Perhaps any mother/child relationship becomes creepy under such scrutiny, but how can we explain the creepy people who write Eminem fan fiction? Now, I have a little soft spot for fan fiction. After all, I'm a huge fan. When I was a young nerdly little thing and first got on the Internet, I used to read fan fiction on Usenet. (Usenet, for those of you who don't know, was a pre-Web discussion area. Sort of. And it still exists. Sort of).

I was horrified and obsessed by fan fiction, which was generally just what the name implies: fiction stories about some part of popular culture, written by fans. This stuff went way beyond me and my friends acting out Charlie's Angels scenarios. Since this was Usenet, most of the fan fiction was science fiction related. And, of course, most of that was Star Trek. And, you guessed it, there was lotsa porn.

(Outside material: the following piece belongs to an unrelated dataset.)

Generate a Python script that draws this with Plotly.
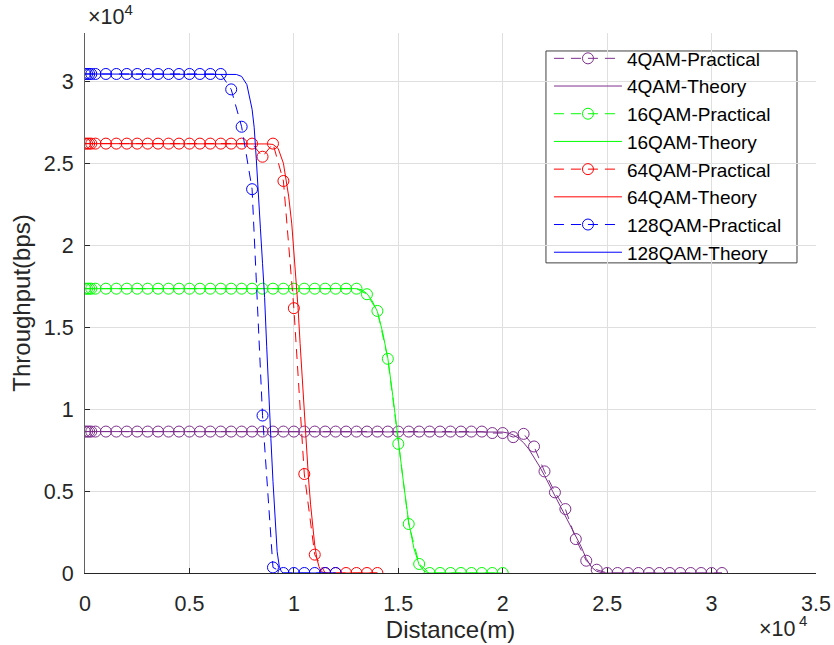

In fact, the porn angle took over most fan fiction and it began to be known as slash fiction - a story's title (or in the header on the newsgroup posting) would list basically all the characters who get it on in that story. So a "Kirk/Spock" fanfic story would involve the two high-ranking officers having a little bit more than a conference call, if you know what I mean.

Eminem fan fiction has a bit of that. There's a few stories written from the POV of a groupie he hooks up with, and a really explicit one in which Em has hot sex with his childhood friend Proof. Lots of the stories are violent: in some the writer is being beaten up by Eminem; in others he is taking the abuse. But my nominee for the weirdest Eminem fan has got to be the woman who wrote a story in which Eminem saves her from an abusive boyfriend Hello, how twisted is that?

The fact is, some thoughts should remain on the inside. Why can't fans just be normal, and buy the records and put the posters up on their walls and keep their fantasies to themselves? Eminem has enough problems.